Here in Iowa we do things differently than I have come to observe folks do in other places. Unencumbered by superlative natural wonders or monumental cityscapes, ours is a simpler existence. Foreigners who neglect to stop for a piece of pie or conversation struggle to comprehend the poetry that is our way of life. For the bond we share with our neighbors: rooted in heartland soil, centered around community, and garnished with a mutual appreciation for the fruits of the seasons, sustains us.
My parents are, and always have been, of the egalitarian sort. I suppose this manner of child rearing stemmed from their unspoken confidence over the fact that they had waited until the right age, were earning the right amount of money, and had furnished the right three bedroom home on the right tree-lined street to have children. With the exception of a brief, yet vital, period of each year, our democracy thrived. It was only under the cool evening air the denotes the Midwest’s transition from summer to fall that a hierarchy emerged around my family dinner table. This was harvest season, or as my parents would have been well served to call it–squash weather. Under waning daylight and leafs ablaze, my mother and father enjoyed dinner after dinner repellent with freshly picked acorn squash. A dish, that though I had yet to try, was told by those who knew better than I, was beyond the sophistication of my juvenile palate.
I do not recall my mother’s source for the produce which had seemingly been touched by King Midas himself. Forever ingrained in my memory is how she would slice each emerald orb and glaze, its now revealed, amber innards with butter and brown sugar just prior to depositing the nuggets of culinary treasure in the oven.

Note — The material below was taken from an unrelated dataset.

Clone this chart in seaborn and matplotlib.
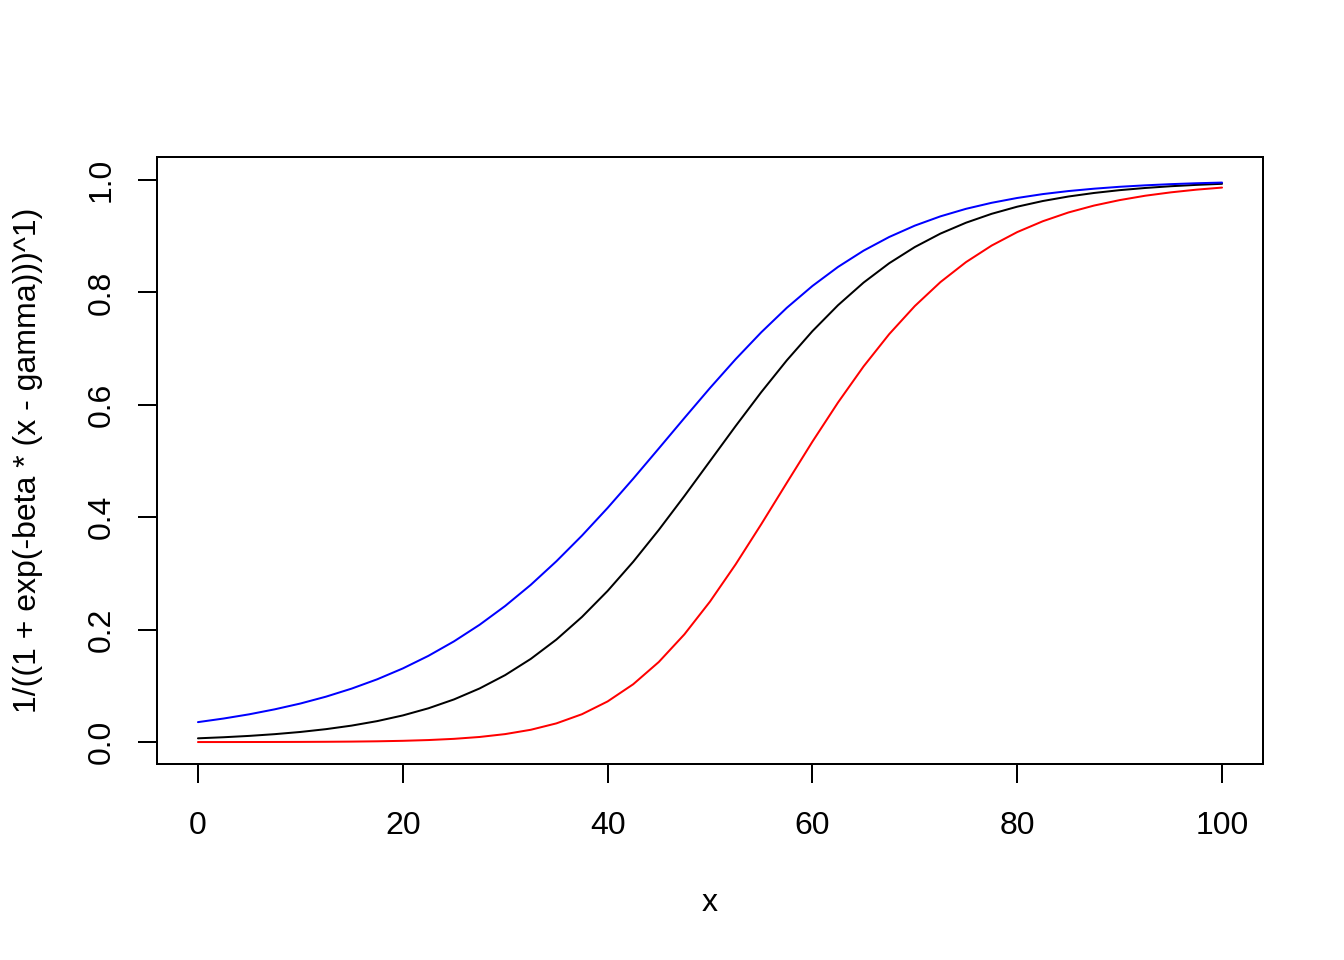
import matplotlib
matplotlib.use("Agg")
import matplotlib.pyplot as plt
import seaborn as sns
import pandas as pd

# values (x step 2.5)
x_vals = [0, 2.5, 5, 7.5, 10, 12.5, 15, 17.5, 20, 22.5, 25, 27.5, 30, 32.5, 35, 37.5, 40, 42.5, 45, 47.5,
          50, 52.5, 55, 57.5, 60, 62.5, 65, 67.5, 70, 72.5, 75, 77.5, 80, 82.5, 85, 87.5, 90, 92.5, 95, 97.5, 100]
black_vals = [0.0067, 0.0086, 0.0110, 0.0141, 0.0180, 0.0230, 0.0293, 0.0373, 0.0474, 0.0601, 0.0759,
              0.0954, 0.1192, 0.1480, 0.1824, 0.2227, 0.2689, 0.3208, 0.3775, 0.4378, 0.5000,
              0.5622, 0.6225, 0.6792, 0.7311, 0.7773, 0.8176, 0.8520, 0.8808, 0.9047, 0.9241,
              0.9399, 0.9526, 0.9627, 0.9707, 0.9770, 0.9820, 0.9859, 0.9890, 0.9914, 0.9933]
red_vals = [0.00005, 0.00007, 0.00012, 0.00020, 0.00032, 0.00053, 0.00086, 0.00139, 0.00225, 0.00361, 0.00576,
            0.00909, 0.01421, 0.02190, 0.03327, 0.04960, 0.0723, 0.1029, 0.1425, 0.1917, 0.2500,
            0.3161, 0.3875, 0.4613, 0.5345, 0.6042, 0.6685, 0.7259, 0.7758, 0.8184, 0.8540,
            0.8834, 0.9074, 0.9267, 0.9423, 0.9546, 0.9643, 0.9721, 0.9781, 0.9829, 0.9866]
blue_vals = [0.0355, 0.0419, 0.0494, 0.0583, 0.0686, 0.0808, 0.0951, 0.1117, 0.1310, 0.1534, 0.1792,
             0.2087, 0.2422, 0.2798, 0.3217, 0.3674, 0.4166, 0.4686, 0.5224, 0.5766, 0.6300,
             0.6812, 0.7290, 0.7727, 0.8115, 0.8454, 0.8744, 0.8987, 0.9189, 0.9354, 0.9488,
             0.9595, 0.9681, 0.9750, 0.9804, 0.9846, 0.9880, 0.9906, 0.9927, 0.9943, 0.9955]
x_ticks = [0, 20, 40, 60, 80, 100]
y_ticks = [0.0, 0.2, 0.4, 0.6, 0.8, 1.0]
y_tick_labels = ["0.0", "0.2", "0.4", "0.6", "0.8", "1.0"]

sns.set_style("white")
plt.rcParams['font.family'] = ['Liberation Sans', 'DejaVu Sans']

fig = plt.figure(figsize=(7, 5), dpi=192)
ax = fig.add_axes([157 / 1344, 1 - 764 / 960, (1263 - 157) / 1344, (764 - 157) / 960])

df = pd.DataFrame({"x": x_vals, "black": black_vals, "red": red_vals, "blue": blue_vals})
for col in ["black", "red", "blue"]:
    sns.lineplot(data=df, x="x", y=col, color=col, linewidth=0.75, ax=ax, estimator=None, sort=True)

ax.set_xlim(-4, 104)
ax.set_ylim(-0.039, 1.041)
ax.set_xticks(x_ticks)
ax.set_xticklabels([str(t) for t in x_ticks])
ax.set_yticks(y_ticks)
ax.set_yticklabels(y_tick_labels, rotation=90, va="center")

ax.tick_params(axis="both", direction="out", length=7.2, width=0.75, color="black",
               labelsize=12, labelcolor="black", bottom=True, left=True)
ax.tick_params(axis="x", pad=10.5)
ax.tick_params(axis="y", pad=8)

for s in ax.spines.values():
    s.set_visible(True)
    s.set_color("black")
    s.set_linewidth(0.75)

ax.set_xlabel("x", fontsize=12, color="black")
ax.set_ylabel("1/((1 + exp(-beta * (x - gamma)))^1)", fontsize=12, color="black")
ax.xaxis.set_label_coords(0.5, -139 / 607)
ax.xaxis.label.set_va("center")
ax.yaxis.set_label_coords(-129 / 1106, 0.5)
ax.yaxis.label.set_va("center")

fig.savefig("out.png", dpi=192, facecolor="white")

If served with its customary paring of meat loaf, this meal, deftly prepared by my mother, would elicit from my father a gluttonous passion and remind him, if only for a moment, of the delight he ought to take in his adept matrimonial selection.
No hostilities for not having participated in the squash laden meals that took place throughout the autumns of my youth are harbored within me. For the eating of acorn squash was a ritual that gave my parents a well deserved portion of joy and demonstrated before the onset of winter, a season that with its harsh January mornings and blistering February winds, would drive us indoors and into close proximity, that I, was a child, and that they, my mother and father, were my parents. A natural order of things, which once reminded of, would aid my family’s passage through the coming and most arduous of seasons.